L’accueil du Bernabéu Après une démonstration cosmique lors d’une victoire 4-0 au Real Madrid en 2015, Iniesta devient le troisième joueur du Barça à recevoir une ovation du public du Bernabéu. Cette distinction avait été auparavant accordée à Diego Maradona et Ronaldinho en 1983 et 2005 respectivement.
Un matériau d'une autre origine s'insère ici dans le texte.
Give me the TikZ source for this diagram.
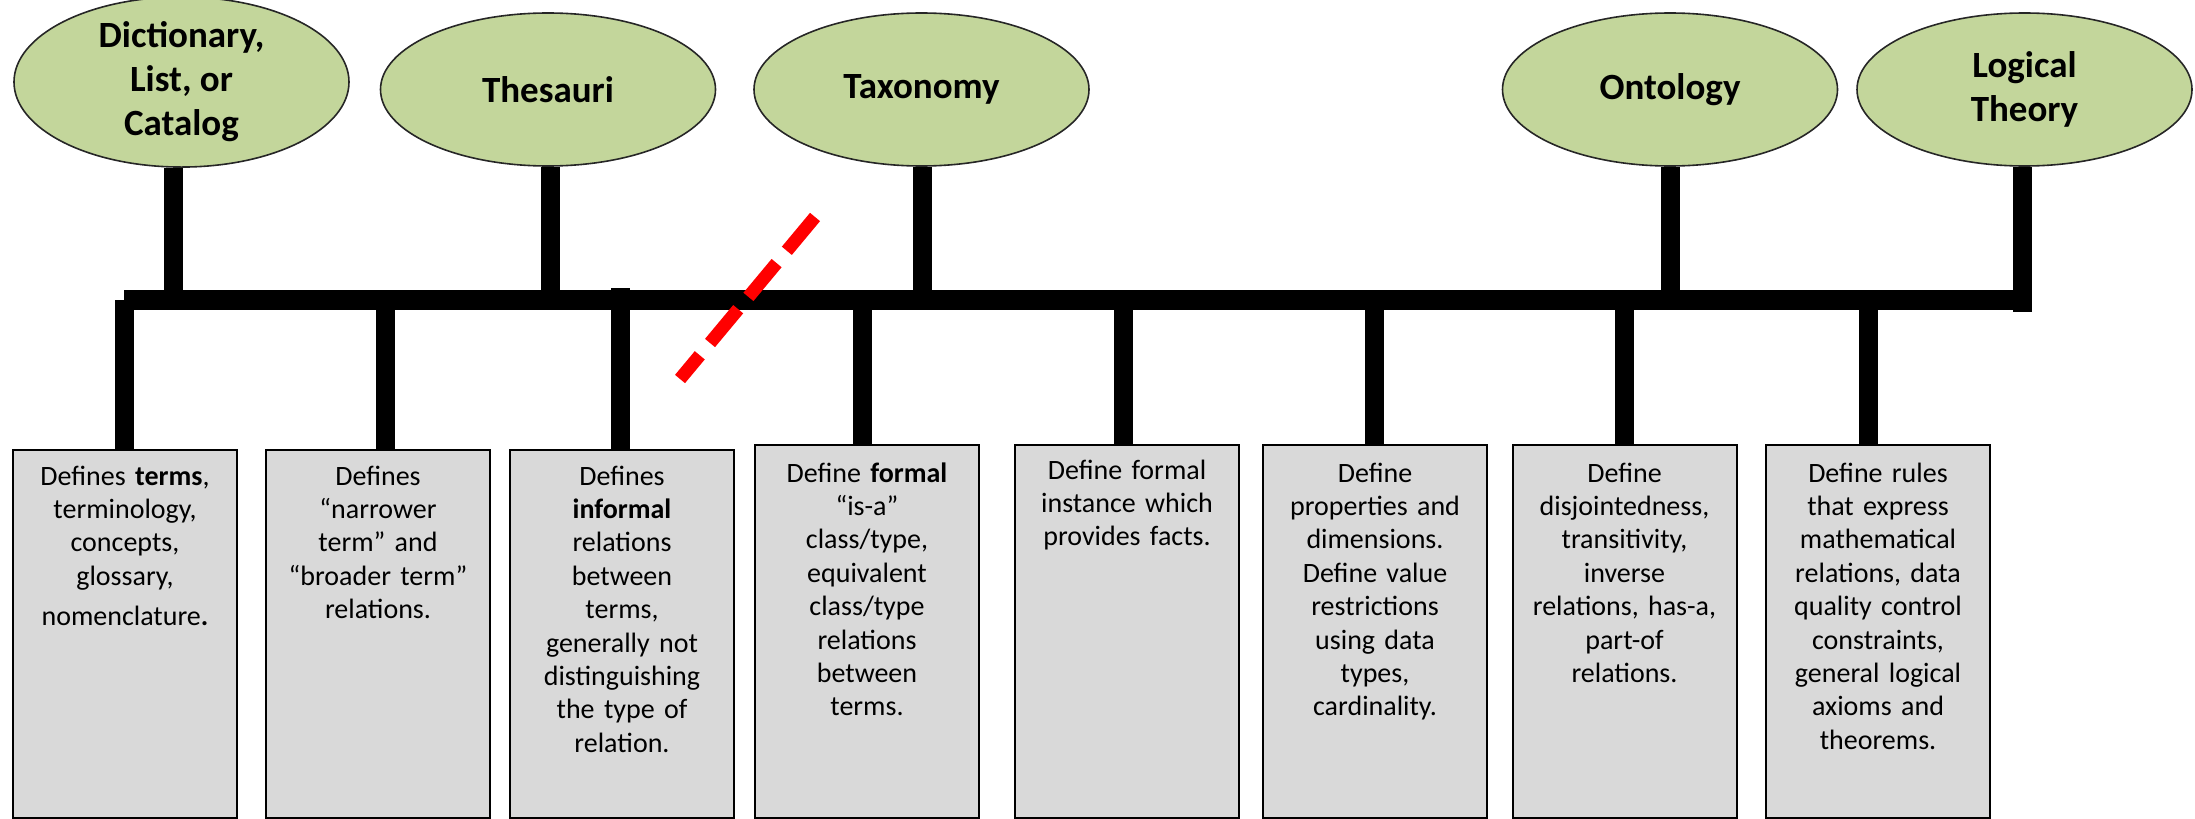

Le dieu Barça Iniesta quitte le Camp Nou en 2018 – 22 ans après avoir rejoint le club alors qu’il était pré-adolescent – comme l’un des plus grands joueurs de tous les temps. Au total, il a remporté 32 titres, dont quatre Ligues des champions et trois couronnes lors de la Coupe du Monde des Clubs de la FIFA™.
Entendu
« Les gens l’ont comparé à moi et je vois les similitudes. Et laissez-moi vous dire que c’est un honneur pour moi. » Zinedine Zidane
« Il est comme Harry Potter – un, deux, trois, « pouf », il dépasse le joueur. C’est comme s’il avait une baguette magique. » Luis Enrique
« Il faisait déjà des dribbles impossibles dans le ventre de sa mère. » Pep Guardiola
« On me demande toujours si c’est Messi ou Ronaldo le meilleur. Pour moi, la réponse est très claire : Andrés Iniesta est le numéro un. Il est capable de réaliser des choses encore plus difficiles. C’est un véritable magicien. » David Silva
« Quand j’ai dit qu’Iniesta était le meilleur joueur du monde il y a quelques années, tout le monde a ri. Aujourd’hui, tout le monde sait que j’avais raison. » Samuel Eto’o en 2009
« Techniquement, c’est le joueur le plus parfait que j’aie jamais vu. Il fait en sorte que les choses les plus difficiles aient l’air si faciles. Il est comme Roger Federer : il réussit des choses exceptionnelles et ne transpire pas. » Vicente del Bosque
Messi honore le phénoménal Iniesta
« Tu es l’un des coéquipiers les plus charmants avec qui j’ai eu le plaisir de jouer. Tu manqueras au ballon et à nous aussi ! Je te souhaite toujours le meilleur, tu es phénoménal », a publié le numéro 10 argentin ces dernières heures.
Les deux hommes ont été des compagnons durant de longues années au sein de la maison catalane.